Ségur de la santé : vraie réforme ou opération de com ?
«Les grands-messes à Ségur ? On connaît, ironise le Dr Jacques Battistoni, qui préside MG France, premier syndicat de médecins généralistes. Avec Marisol Touraine [ministre de la santé du gouvernement Hollande, ndlr], il y en avait au moins une par an. Cette fois-ci, on s’interroge. C’est une opération de com, mais n’est-ce qu’une opération de com ?»
Le Ségur de la santé, du nom de l’avenue où est logé le ministère, vient de vivre une première semaine incertaine, confuse, peu novatrice. Revenons d’abord sur le fonctionnement de ce drôle d’objet. Au sein du comité Ségur national, 80 personnes, qui représentent quarante organisations ou structures, sont regroupées en visioconférence.
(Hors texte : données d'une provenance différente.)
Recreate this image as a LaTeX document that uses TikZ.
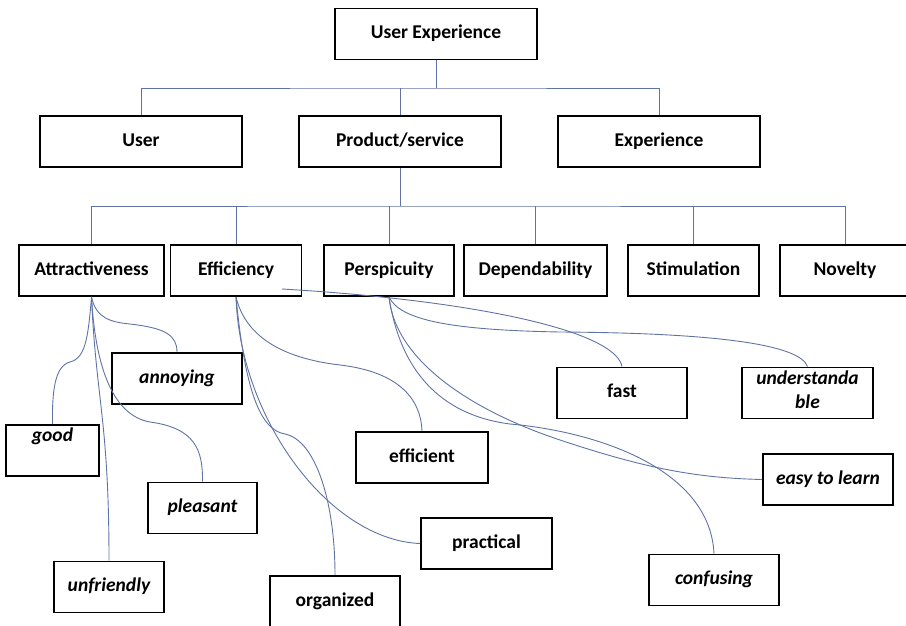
\documentclass[tikz,border=0pt]{standalone}
\usepackage{fontspec}
\setmainfont{Carlito}
\definecolor{linkblue}{RGB}{95,115,165}
\begin{document}
\begin{tikzpicture}[x=1pt,y=-1pt,
  box/.style={draw,line width=1.9pt,minimum height=51pt,inner sep=2pt,align=center,
    execute at begin node=\strut,font=\bfseries\fontsize{19.5}{24}\selectfont},
  word/.style={box,font=\bfseries\itshape\fontsize{19.5}{24}\selectfont},
  link/.style={draw=linkblue,line width=0.9pt}]
\useasboundingbox (0,0) rectangle (906,625);
% first two levels
\node[box,minimum width=202pt] (ux) at (436,34) {User Experience};
\node[box,minimum width=202pt] (user) at (141,141.5) {User};
\node[box,minimum width=202pt] (prod) at (400,141.5) {Product/service};
\node[box,minimum width=202pt] (exp) at (659,141.5) {Experience};
\coordinate (bus1) at (436,88);
\draw[link] (ux.south) -- (bus1);
\draw[link] (user.north) |- (bus1) -| (exp.north);
\draw[link] (prod.north) -- (prod.north |- bus1);
% dimensions
\node[box,minimum width=145pt] (att) at (91.5,270.5) {Attractiveness};
\node[box,minimum width=131pt] (eff) at (236,270.5) {Efficiency};
\node[box,minimum width=130pt] (per) at (389,270.5) {Perspicuity};
\node[box,minimum width=143pt] (dep) at (535.5,270.5) {Dependability};
\node[box,minimum width=131pt] (sti) at (693.5,270.5) {Stimulation};
\node[box,minimum width=130pt] (nov) at (845,270.5) {Novelty};
\coordinate (bus2) at (400,206);
\draw[link] (prod.south) -- (bus2);
\draw[link] (att.north) |- (bus2) -| (nov.north);
\foreach \n in {eff,per,dep,sti}
  \draw[link] (\n.north) -- (\n.north |- bus2);
% items
\node[word,minimum width=130pt] (ann) at (177,378.5) {annoying};
\node[word,minimum width=93pt] (good) at (52.5,450.5) {good\\\mbox{}};
\node[word,minimum width=109pt] (ple) at (202.5,508) {pleasant};
\node[word,minimum width=110pt] (unf) at (109,587) {unfriendly};
\node[box,minimum width=130pt] (org) at (335,601.5) {organized};
\node[box,minimum width=132pt] (effc) at (422,457.5) {efficient};
\node[box,minimum width=131pt] (prac) at (486.5,543.5) {practical};
\node[box,minimum width=130pt] (fast) at (622,393) {fast};
\node[word,minimum width=131pt] (und) at (807.5,393) {understanda\\ble};
\node[word,minimum width=130pt] (easy) at (828,479.5) {easy to learn};
\node[word,minimum width=130pt] (conf) at (714,580) {confusing};
% curved links
\draw[link] (att.south) .. controls (88,340) and (85,358) .. (70,362)
  .. controls (55,366) and (52,390) .. (good.north);
\draw[link] (att.south) .. controls (96,400) and (109,420) .. (unf.north);
\draw[link] (att.south) .. controls (96,318) and (110,322) .. (130,324)
  .. controls (165,328) and (177,335) .. (ann.north);
\draw[link] (att.south) .. controls (95,360) and (110,415) .. (150,422)
  .. controls (195,428) and (203,450) .. (ple.north);
\draw[link] (eff.south) .. controls (245,335) and (280,358) .. (340,365)
  .. controls (400,372) and (421,400) .. (effc.north);
\draw[link] (eff.south) .. controls (240,420) and (330,540) .. (prac.west);
\draw[link] (eff.south) .. controls (245,390) and (260,430) .. (285,434)
  .. controls (315,440) and (335,500) .. (org.north);
\coordinate (fastfrom) at (282,289);
\draw[link] (fastfrom) .. controls (470,300) and (615,330) .. (fast.north);
\draw[link] (per.south) .. controls (400,320) and (450,330) .. (560,332)
  .. controls (720,333) and (800,345) .. (und.north);
\draw[link] (per.south) .. controls (395,360) and (470,410) .. (560,440)
  .. controls (650,470) and (700,478) .. (easy.west);
\draw[link] (per.south) .. controls (400,370) and (440,415) .. (510,424)
  .. controls (600,432) and (710,470) .. (conf.north);
\end{tikzpicture}
\end{document}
Il y a de tout, des syndicalistes, beaucoup de médecins, des représentants de structures médico-sociales, et des absents de marque, à commencer par le collectif Inter-Urgences, pourtant à l’origine du mouvement de grève lancé il y a près de deux ans. «C’est incompréhensible et décevant», nous dit Hugo Huon, infirmier qui fut leur porte-parole. Autre absence notable, celle des infirmières, en très petit nombre, et des représentants des malades. «Les malades chroniques, c’est 20 millions de personnes. On n’est quasiment pas représentés, alors que si on nous avait écoutés pendant la crise, les choses auraient peut-être été moins difficiles», dit Marie Citrini, représentante des usagers de l’hôpital Saint-Antoine, à Paris. Comment tout ce petit monde va-t-il travailler ensemble ? C’est l’inconnu. Il y a des groupes de travail aux intitulés très administratifs, avec quatre grands piliers : «Transformer les métiers et revaloriser ceux qui soignent», «Définir une nouvelle politique d’investissement et de financement au service des soins», «Simplifier radicalement les organisations et le quotidien des équipes» et «Fédérer les acteurs de la santé dans les territoires au service des usagers». Avec, en haut, un comité national et, en parallèle, un groupe spécial sur les carrières et les rémunérations.
Pour faire tourner cette architecture délicate, l’ancienne secrétaire générale de la CFDT Nicole Notat sera épaulée par trois inspecteurs généraux des affaires sociales aux profils extrêmement classiques. «Sur la méthode de travail, on ne sait rien, j’attends un calendrier», constate le Dr Battistoni. «C’est le flou, on ignore qui participe au groupe de travail, on sait juste qu’il y a un comité de pilotage qui se réunira tous les jeudis», lâche la Dre Anne Gervais, du collectif Inter-Hôpitaux.
Clairement, le gouvernement n’a donc pas choisi de débat public, ni même de faire fonctionner de façon transparente une démocratie sanitaire. «Ce n’était pas vraiment possible vu l’objectif de faire vite», concède-t-on au ministère de la Santé. Si on laisse de côté la question des rémunérations, les dossiers chauds sont archiconnus.
«Le risque, c’est qu’ils veulent du consensus. Or, pour avancer, il ne faut pas avoir peur des divergences», s’inquiète le Pr André Grimaldi, coordonnateur du «manifeste des soignants».